Promoting your brand and its products and services through email has been proven effective time and time again. The problem is that it has also been proven to be a gigantic waste of time, energy, resources and marketing opportunity for advertisers. When you follow these five steps however, whatever business industry you are in, you'll be on the fast track to email advertising success.
It should be obvious, but the quality of an email list is a significant determinant to success with email advertising. It is important to know the audience makeup (gender, geography and income) prior to advertising, but you can't just stop there. Those that routinely experience success with email advertising also explore how often mailings occur, when they are sent, where opt-in recipients were recruited from and a whole lot more. When you know why someone is subscribed to an email list and when they interact with it, you'll gain some important insights into what might motivate them to take action on your ad. What you'll also find is that when you know the audience you'll be sharing brand messaging with, solutions to the challenges presented in the four other steps begin to emerge.
Click-through rates (CTR) of email advertising are historically quite low - they are in fact actually quite similar to traditional display ad campaigns in terms of performance. That's not the case in every instance however. An email list that was recently built or has more recently subscribed recipients may perform far better than an email newsletter that has been sent for years to the same recipient list - even though from the outside it may seem more trustworthy and established. The point is that the list owner should give you a click-through rate range within which you can set expectations - ideally, it's important to understand the trend (are ad clicks going up, flat-lining, or going down?). If the publisher or list owner can't provide this information, it's not likely they put much faith in their audience's interest or in their newsletters' advertising opportunities. Also consider the role that ad placement plays in expectations and know what you're buying and what you can expect for every dollar spent.
Knowing the audience as we now do, and with some expectation of how our ads might perform, only then should you start developing custom creative (the actual ads). The best course of action is to first explore how other advertisers have used the digital space afforded them - are they using display ads or text alone or some combination. Hopefully you are subscribed to the email list that you're interested in advertising to - just review the past few ads and you'll have a good understanding of consumer expectations and how your brands' creative can excel that of others (are they using offers, showcasing a product or brand visually; what is their objective?). As always, abide by the guidance offered by the publisher in terms of creative format, creative length (if text ad), etc, and continue to test throughout your relationship with the list owner (see Step Five).
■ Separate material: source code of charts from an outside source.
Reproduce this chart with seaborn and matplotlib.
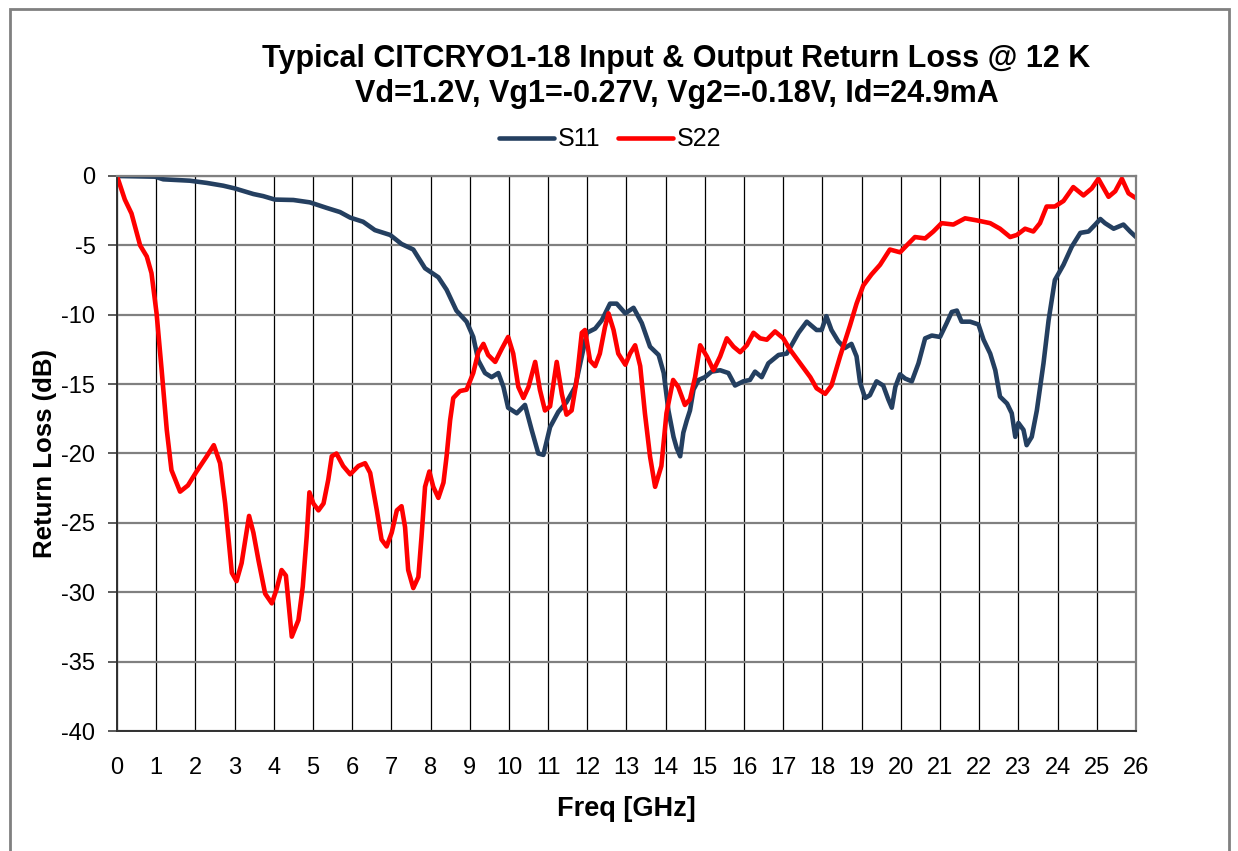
import numpy as np
import pandas as pd
import matplotlib.pyplot as plt
import seaborn as sns
from matplotlib.patches import Rectangle

# S11 readings (freq GHz, dB)
s11_freq = [0.0, 0.97, 1.18, 1.86, 2.29, 2.71, 3.01, 3.48, 3.73, 4.03, 4.5, 4.92, 5.35, 5.69,
            5.95, 6.28, 6.58, 6.97, 7.26, 7.56, 7.86, 8.2, 8.41, 8.66, 8.92, 9.09, 9.22, 9.39,
            9.56, 9.73, 9.86, 9.98, 10.2, 10.41, 10.58, 10.75, 10.88, 11.05, 11.26, 11.47,
            11.69, 11.86, 11.99, 12.2, 12.37, 12.58, 12.75, 12.97, 13.18, 13.39, 13.6, 13.82,
            13.95, 14.07, 14.2, 14.28, 14.37, 14.45, 14.54, 14.62, 14.71, 14.84, 15.0, 15.17,
            15.39, 15.6, 15.77, 15.98, 16.15, 16.28, 16.45, 16.62, 16.88, 17.09, 17.39, 17.6,
            17.85, 17.98, 18.1, 18.23, 18.4, 18.57, 18.74, 18.87, 18.96, 19.09, 19.21, 19.38,
            19.55, 19.68, 19.77, 19.86, 19.98, 20.11, 20.28, 20.45, 20.62, 20.79, 21.0, 21.17,
            21.3, 21.43, 21.55, 21.77, 21.98, 22.11, 22.28, 22.41, 22.53, 22.71, 22.83, 22.92,
            23.0, 23.13, 23.21, 23.34, 23.47, 23.64, 23.77, 23.93, 24.15, 24.36, 24.58, 24.79,
            24.96, 25.09, 25.21, 25.43, 25.68, 25.85, 26.0]
s11_db = [0.0, -0.05, -0.24, -0.34, -0.5, -0.7, -0.9, -1.3, -1.45, -1.7, -1.73, -1.9, -2.3, -2.6,
          -3.0, -3.3, -3.9, -4.25, -4.9, -5.3, -6.65, -7.3, -8.2, -9.7, -10.5, -11.6, -13.3, -14.2,
          -14.5, -14.2, -15.2, -16.7, -17.1, -16.5, -18.3, -20.0, -20.1, -18.1, -17.0, -16.3,
          -15.2, -13.0, -11.3, -11.0, -10.4, -9.2, -9.2, -9.9, -9.5, -10.6, -12.3, -12.9,
          -14.2, -16.9, -18.8, -19.6, -20.2, -18.5, -17.6, -16.9, -15.4, -14.7, -14.5, -14.1,
          -14.0, -14.2, -15.1, -14.8, -14.7, -14.1, -14.5, -13.5, -12.9, -12.8, -11.3, -10.5,
          -11.1, -11.1, -10.1, -11.1, -11.9, -12.4, -12.1, -13.0, -14.9, -16.0, -15.8, -14.8,
          -15.1, -16.1, -16.7, -15.2, -14.3, -14.6, -14.8, -13.5, -11.7, -11.5, -11.6, -10.6,
          -9.8, -9.7, -10.5, -10.5, -10.7, -11.8, -12.8, -14.0, -15.9, -16.4, -17.1, -18.8,
          -17.8, -18.3, -19.4, -18.8, -16.9, -13.5, -10.4, -7.5, -6.4, -5.1, -4.1, -4.0,
          -3.5, -3.1, -3.4, -3.8, -3.5, -4.0, -4.4]

# S22 readings (freq GHz, dB)
s22_freq = [0.0, 0.2, 0.37, 0.59, 0.76, 0.88, 1.01, 1.14, 1.27, 1.39, 1.61, 1.81, 2.03, 2.29,
            2.47, 2.63, 2.76, 2.93, 3.05, 3.18, 3.37, 3.48, 3.61, 3.78, 3.95, 4.07, 4.2, 4.31,
            4.46, 4.63, 4.74, 4.84, 4.91, 5.01, 5.14, 5.27, 5.39, 5.48, 5.6, 5.77, 5.95, 6.16,
            6.33, 6.46, 6.63, 6.75, 6.88, 7.01, 7.14, 7.26, 7.35, 7.43, 7.56, 7.69, 7.77, 7.86,
            7.97, 8.07, 8.2, 8.33, 8.41, 8.5, 8.58, 8.75, 8.92, 9.09, 9.22, 9.35, 9.47, 9.65,
            9.81, 9.98, 10.11, 10.24, 10.37, 10.5, 10.67, 10.79, 10.92, 11.05, 11.22, 11.35,
            11.47, 11.6, 11.73, 11.86, 11.94, 12.07, 12.2, 12.32, 12.45, 12.54, 12.67, 12.79,
            12.97, 13.09, 13.22, 13.35, 13.47, 13.6, 13.73, 13.89, 14.02, 14.19, 14.32, 14.49,
            14.62, 14.75, 14.88, 15.05, 15.22, 15.39, 15.56, 15.73, 15.9, 16.07, 16.24, 16.41,
            16.58, 16.79, 17.0, 17.17, 17.43, 17.69, 17.85, 18.07, 18.23, 18.45, 18.7, 18.87,
            19.04, 19.25, 19.47, 19.72, 19.98, 20.15, 20.36, 20.62, 20.83, 21.04, 21.34, 21.64,
            21.94, 22.28, 22.53, 22.79, 22.96, 23.17, 23.38, 23.55, 23.72, 23.93, 24.15, 24.4,
            24.66, 24.87, 25.04, 25.3, 25.47, 25.64, 25.81, 26.0]
s22_db = [0.0, -1.7, -2.7, -5.0, -5.8, -7.0, -9.9, -14.0, -18.3, -21.2, -22.75, -22.3, -21.3, -20.2,
          -19.4, -20.7, -23.6, -28.6, -29.2, -27.9, -24.5, -25.7, -27.7, -30.1, -30.8, -29.8, -28.4, -28.8,
          -33.2, -32.0, -29.6, -26.0, -22.8, -23.6, -24.1, -23.6, -21.9, -20.2, -20.0, -20.9, -21.5, -20.9,
          -20.7, -21.4, -24.1, -26.2, -26.7, -25.7, -24.1, -23.8, -25.3, -28.4, -29.7, -28.9, -26.0, -22.4,
          -21.3, -22.4, -23.2, -22.1, -20.2, -17.6, -16.0, -15.5, -15.4, -14.2, -12.7, -12.1, -12.9, -13.4,
          -12.5, -11.6, -12.8, -15.2, -16.0, -15.2, -13.4, -15.4, -16.9, -16.6, -13.4, -15.7,
          -17.2, -16.9, -14.7, -11.3, -11.1, -13.3, -13.7, -12.8, -10.9, -9.9, -11.1, -12.8,
          -13.6, -12.8, -12.2, -13.7, -17.1, -20.2, -22.4, -20.9, -17.1, -14.7, -15.2, -16.5,
          -16.1, -14.5, -12.2, -13.0, -14.0, -13.0, -11.7, -12.3, -12.7, -12.2, -11.3, -11.7,
          -11.8, -11.2, -11.7, -12.5, -13.5, -14.5, -15.3, -15.7, -15.1, -13.0, -10.8, -9.2,
          -7.9, -7.1, -6.4, -5.3, -5.5, -5.0, -4.4, -4.5, -4.0, -3.4, -3.5, -3.05,
          -3.2, -3.4, -3.8, -4.4, -4.25, -3.8, -4.0, -3.4, -2.2, -2.2, -1.8, -0.8,
          -1.4, -0.9, -0.2, -1.5, -1.1, -0.2, -1.25, -1.6]

title_1 = "Typical CITCRYO1-18 Input & Output Return Loss @ 12 K"
title_2 = "Vd=1.2V, Vg1=-0.27V, Vg2=-0.18V, Id=24.9mA"

df = pd.concat([
    pd.DataFrame({"Freq": s11_freq, "dB": s11_db, "trace": "S11"}),
    pd.DataFrame({"Freq": s22_freq, "dB": s22_db, "trace": "S22"}),
])

sns.set_style("white")
plt.rcParams['font.family'] = ['Liberation Sans', 'DejaVu Sans']
plt.rcParams['axes.unicode_minus'] = False
for k in ['text.color', 'axes.labelcolor', 'xtick.labelcolor', 'ytick.labelcolor']:
    plt.rcParams[k] = 'black'

fig = plt.figure(figsize=(12.38, 8.51), dpi=100)
ax = fig.add_axes([0.0945, 0.141, 0.8231, 0.6522])

sns.lineplot(data=df, x="Freq", y="dB", hue="trace", ax=ax, sort=False,
             palette={"S11": "#243F60", "S22": "#FF0000"}, linewidth=3.3, estimator=None)

ax.set_xlim(0, 26)
ax.set_ylim(-40, 0)
ax.set_xticks(range(0, 27))
ax.set_yticks(range(-40, 1, 5))
ax.tick_params(axis="x", labelsize=17, length=0, pad=19, labelcolor="black")
ax.tick_params(axis="y", labelsize=17, length=6.5, width=1.2, color="#404040",
               direction="out", left=True, pad=9, labelcolor="black")
ax.xaxis.grid(True, color="black", lw=0.9)
ax.yaxis.grid(True, color="#808080", lw=1.6)
for s in ["top", "right"]:
    ax.spines[s].set_color("#808080")
    ax.spines[s].set_linewidth(1.6)
for s in ["left", "bottom"]:
    ax.spines[s].set_color("#303030")
    ax.spines[s].set_linewidth(1.4)

ax.set_xlabel("Freq [GHz]", fontsize=19.5, fontweight="bold", labelpad=12, color="black")
ax.set_ylabel("Return Loss (dB)", fontsize=18.5, fontweight="bold", labelpad=3, color="black")

fig.text(0.5465, 0.931, title_1, ha="center", va="center", fontsize=22,
         fontweight="bold", color="black")
fig.text(0.5465, 0.889, title_2, ha="center", va="center", fontsize=22,
         fontweight="bold", color="black")

leg = ax.legend(title=None, loc="center", bbox_to_anchor=(0.484, 1.066), ncol=2, frameon=False,
                fontsize=18, handlelength=2.2, handletextpad=0.15, columnspacing=0.7)
for t in leg.get_texts():
    t.set_color("black")

fig.add_artist(Rectangle((0.008, -0.01), 0.985, 1.0, transform=fig.transFigure,
                         fill=False, edgecolor="#808080", lw=2))

fig.savefig("out.png", dpi=100)
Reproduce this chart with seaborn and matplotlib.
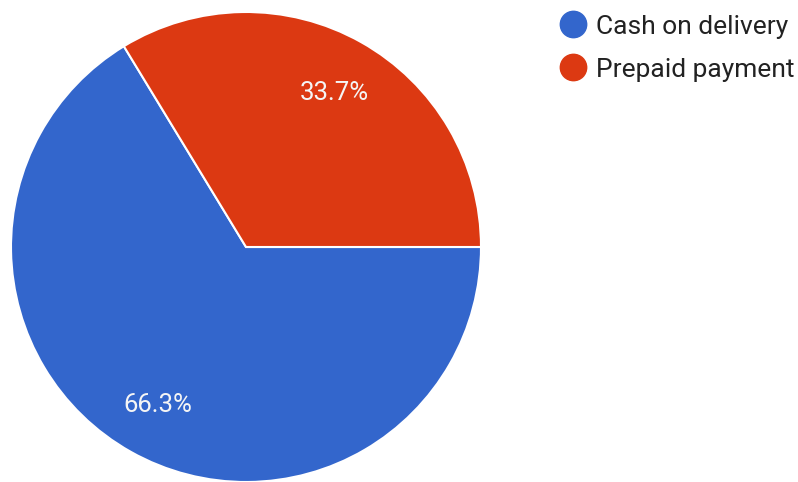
import matplotlib
matplotlib.use("Agg")
import matplotlib.pyplot as plt
from matplotlib.lines import Line2D
import seaborn as sns

# Payment method shares (percent)
categories = ["Cash on delivery", "Prepaid payment"]
shares = [66.3, 33.7]
colors = ["#3366CC", "#DC3912"]

sns.set_theme(style="white")
plt.rcParams["font.family"] = ["Roboto", "DejaVu Sans"]

fig = plt.figure(figsize=(7.98, 4.82), dpi=100)
ax = fig.add_axes([11 / 798, 0 / 482, 470 / 798, 470 / 482])

wedges, texts, autotexts = ax.pie(
    shares,
    colors=sns.color_palette(colors),
    startangle=0,
    counterclock=False,
    autopct="%.1f%%",
    pctdistance=0.77,
    wedgeprops=dict(edgecolor="white", linewidth=1.5),
    textprops=dict(color="#F5F5F5", fontsize=18.5),
)
autotexts[1].set_position((autotexts[1].get_position()[0],
                           autotexts[1].get_position()[1] - 0.015))
ax.set_aspect("equal")
ax.set_xlim(-1.0, 1.0)
ax.set_ylim(-1.0, 1.0)

handles = [
    Line2D([0], [0], marker="o", linestyle="", markersize=19,
           markerfacecolor=c, markeredgecolor=c)
    for c in colors
]
fig.legend(
    handles, categories,
    loc="upper left",
    bbox_to_anchor=(548 / 798, 1 - 4 / 482),
    frameon=False,
    fontsize=19,
    labelcolor="#222222",
    handletextpad=0.3,
    labelspacing=0.72,
    borderaxespad=0,
    handlelength=1.1,
)

fig.savefig("out.png", dpi=100)
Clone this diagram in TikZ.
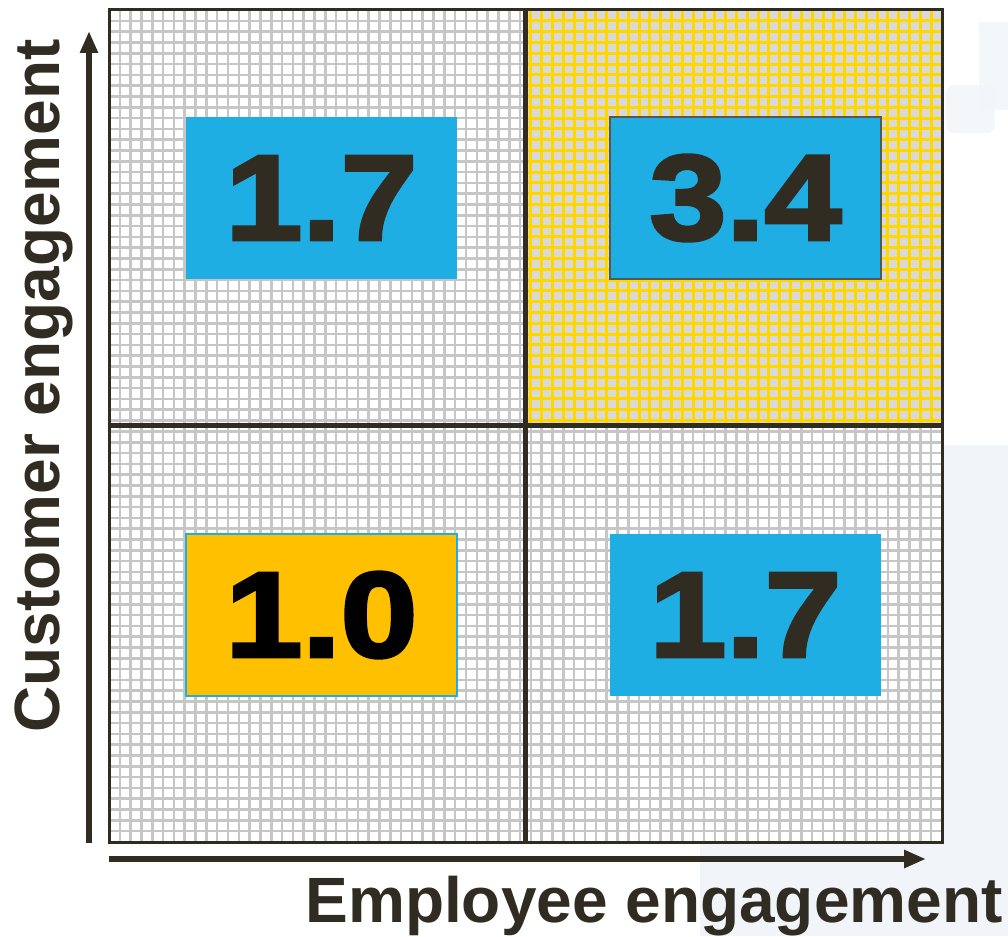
\documentclass[tikz,border=0pt]{standalone}
\usepackage{fontspec}
\setmainfont{Liberation Sans}
\newfontfamily\numfont{Liberation Sans Bold}[FakeBold=3,FakeStretch=1.14]
\usetikzlibrary{arrows.meta}

\definecolor{inkdark}{HTML}{302C22}
\definecolor{cellblue}{HTML}{1FAEE3}
\definecolor{cellorange}{HTML}{FFC000}
\definecolor{gridgray}{HTML}{C6C6C6}
\definecolor{gridyellow}{HTML}{FFD700}
\definecolor{fillgray}{HTML}{D9D9D9}
\definecolor{haze}{HTML}{F1F5F9}

\tikzset{
  gridline/.style={gridgray,line width=2.6pt},
  yellowline/.style={gridyellow,line width=3pt},
  divider/.style={inkdark,line width=5pt},
  axisarrow/.style={inkdark,line width=5.5pt,-{Triangle[length=22pt,width=17pt]}},
  valbox/.style={minimum width=271pt,minimum height=162pt,inner sep=0pt,
                 font=\numfont\fontsize{121}{121}\selectfont,text=inkdark},
  axislabel/.style={font=\bfseries\fontsize{64}{64}\selectfont,text=inkdark}
}

\begin{document}
\begin{tikzpicture}[x=1pt,y=-1pt]
    \useasboundingbox (0,0) rectangle (1008,936);

    % faint background patches
    \fill [haze] (700,445) rectangle (1008,936);
    \fill [haze,fill opacity=0.8] (979,22) rectangle (1008,110);
    \fill [haze,fill opacity=0.8,rounded corners=8pt] (946,133) -- (946,85) -- (995,85) -- (995,133) -- cycle;

    % the grid
    \fill [white] (109,10) rectangle (942,842);
    \foreach \i in {0,...,77}
        \draw [gridline] ({109+\i*10.818},10) -- ({109+\i*10.818},842)
                         (109,{10+\i*10.805}) -- (942,{10+\i*10.805});

    % upper right quadrant
    \fill [fillgray] (525,10) rectangle (942,425);
    \foreach \i in {39,...,77}
        \draw [yellowline] ({109+\i*10.818},10) -- ({109+\i*10.818},425);
    \foreach \j in {0,...,38}
        \draw [yellowline] (525,{10+\j*10.805}) -- (942,{10+\j*10.805});

    \draw [inkdark,line width=3pt] (109,10) rectangle (942,842);
    \draw [divider] (525.5,10) -- (525.5,842)
                    (109,425) -- (942,425);

    % values
    \node [valbox,fill=cellblue] (lowhigh) at (321.5,198) {1.7};
    \node [valbox,fill=cellblue,draw=inkdark!80,line width=1.5pt] (highhigh) at (745.5,198) {3.4};
    \node [valbox,fill=cellorange,draw=cellblue,line width=1.5pt,text=black] (lowlow) at (321.5,615) {1.0};
    \node [valbox,fill=cellblue] (highlow) at (745.5,615) {1.7};

    % axes
    \coordinate (origin) at (89,843);
    \coordinate (xend) at (926,859);
    \coordinate (yend) at (89,31);
    \coordinate (xstart) at (109,859);
    \draw [axisarrow] (xstart) -- (xend);
    \draw [axisarrow] (origin) -- (yend);

    \node [axislabel,anchor=base] (xlabel) at (654,922) {Employee engagement};
    \node [axislabel,anchor=base,rotate=90] (ylabel) at (59,386) {Customer engagement};
\end{tikzpicture}
\end{document}
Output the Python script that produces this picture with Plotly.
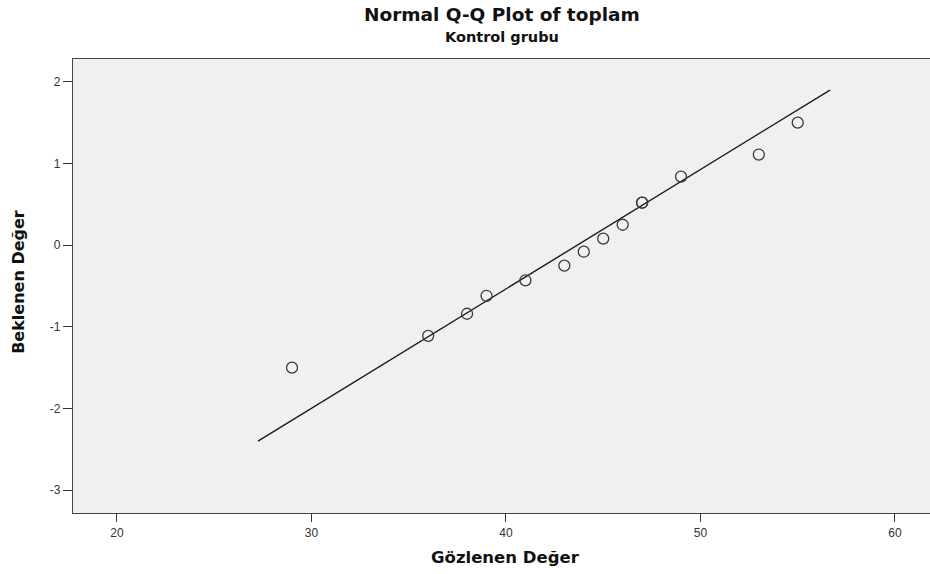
import plotly.graph_objects as go

# Observed values (Gözlenen Değer) and expected normal values (Beklenen Değer)
observed = [29, 36, 38, 39, 41, 43, 44, 45, 46, 47, 47, 49, 53, 55]
expected = [-1.50, -1.11, -0.84, -0.62, -0.43, -0.25, -0.08, 0.08, 0.25, 0.52, 0.52, 0.84, 1.11, 1.50]

# Reference line endpoints
line_x = [27.25, 56.66]
line_y = [-2.40, 1.90]

x_ticks = [20, 30, 40, 50, 60]
y_ticks = [-3, -2, -1, 0, 1, 2]

FONT = "Arial, Liberation Sans, sans-serif"
TFONT = "DejaVu Sans, Arial, sans-serif"

fig = go.Figure()
fig.add_trace(go.Scatter(
    x=line_x, y=line_y, mode="lines",
    line=dict(color="#1a1a1a", width=1.4),
    hoverinfo="skip", showlegend=False,
))
fig.add_trace(go.Scatter(
    x=observed, y=expected, mode="markers",
    marker=dict(symbol="circle-open", size=11, color="#3a3a3a",
                line=dict(width=1.3, color="#3a3a3a")),
    showlegend=False,
))

fig.update_layout(
    width=930, height=574,
    margin=dict(l=73, r=0, t=59, b=61),
    paper_bgcolor="white",
    plot_bgcolor="#f0f0f0",
    font=dict(family=FONT, size=12, color="#222"),
    xaxis=dict(
        range=[17.74, 61.8], tickvals=x_ticks, ticktext=[str(v) for v in x_ticks],
        showgrid=False, zeroline=False,
        showline=True, linecolor="#444", linewidth=1.2, mirror=True,
        ticks="outside", ticklen=8, tickcolor="#333", tickwidth=1,
        tickfont=dict(family=FONT, size=12, color="#333"),
    ),
    yaxis=dict(
        range=[-3.28, 2.28], tickvals=y_ticks, ticktext=[str(v) for v in y_ticks],
        showgrid=False, zeroline=False,
        showline=True, linecolor="#444", linewidth=1.2, mirror=True,
        ticks="outside", ticklen=9, tickcolor="#333", tickwidth=1,
        tickfont=dict(family=FONT, size=12, color="#333"),
    ),
    annotations=[
        dict(text="<b>Normal Q-Q Plot of toplam</b>", x=0.5, y=1.099,
             xref="paper", yref="paper", xanchor="center", yanchor="middle",
             showarrow=False, font=dict(family=TFONT, size=18.5, color="#111")),
        dict(text="<b>Kontrol grubu</b>", x=0.5, y=1.048,
             xref="paper", yref="paper", xanchor="center", yanchor="middle",
             showarrow=False, font=dict(family=TFONT, size=14.5, color="#111")),
        dict(text="<b>Gözlenen Değer</b>", x=0.505, y=-0.099,
             xref="paper", yref="paper", xanchor="center", yanchor="middle",
             showarrow=False, font=dict(family=TFONT, size=16.5, color="#111")),
        dict(text="<b>Beklenen Değer</b>", x=-0.0631, y=0.509, textangle=-90,
             xref="paper", yref="paper", xanchor="center", yanchor="middle",
             showarrow=False, font=dict(family=TFONT, size=16, color="#111")),
    ],
)

fig.write_html("out.html", config={"displayModeBar": False},
               post_script="document.body.style.margin='0';")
Marketers regularly attribute poor performance of their advertisements to the list quality. While that most certainly can be the case (and the reason that "Know the Audience & List" is the first in our five steps), there are some other issues advertisers should be aware of including overly high expectations and poor creative. Often, advertisers don't have proper tracking implemented, nor do they analyze the performance of the creative. When advertisers take the time to create custom landing pages (or track them accordingly), and then analyze the performance of those pages in relation to other landing pages on a site (from other channels or sources for example), they will have a better idea of why one ad outperformed another.
There's an important rule in advertising that digital marketers often forget. Advertising requires persistence - few consumers buy the first time they encounter an advertisement. Multiple impressions must be made before a consumer formally enters the sales funnel. Advertisers must first make themselves known to the consumer (awareness), must then establish some trust (credibility), provide some education (more credibility), and then make an offer - those are the four stages of advertising and it applies to display and search advertising as much as it does to email and even print.
Email advertising is as accessible as any form of digital advertising today. And the best part? The same rules apply. It's important to know your audience, it's important to have some expectations (so you can improve upon it), it's important to continually optimize creative, important to track, and finally, important to repeat the process.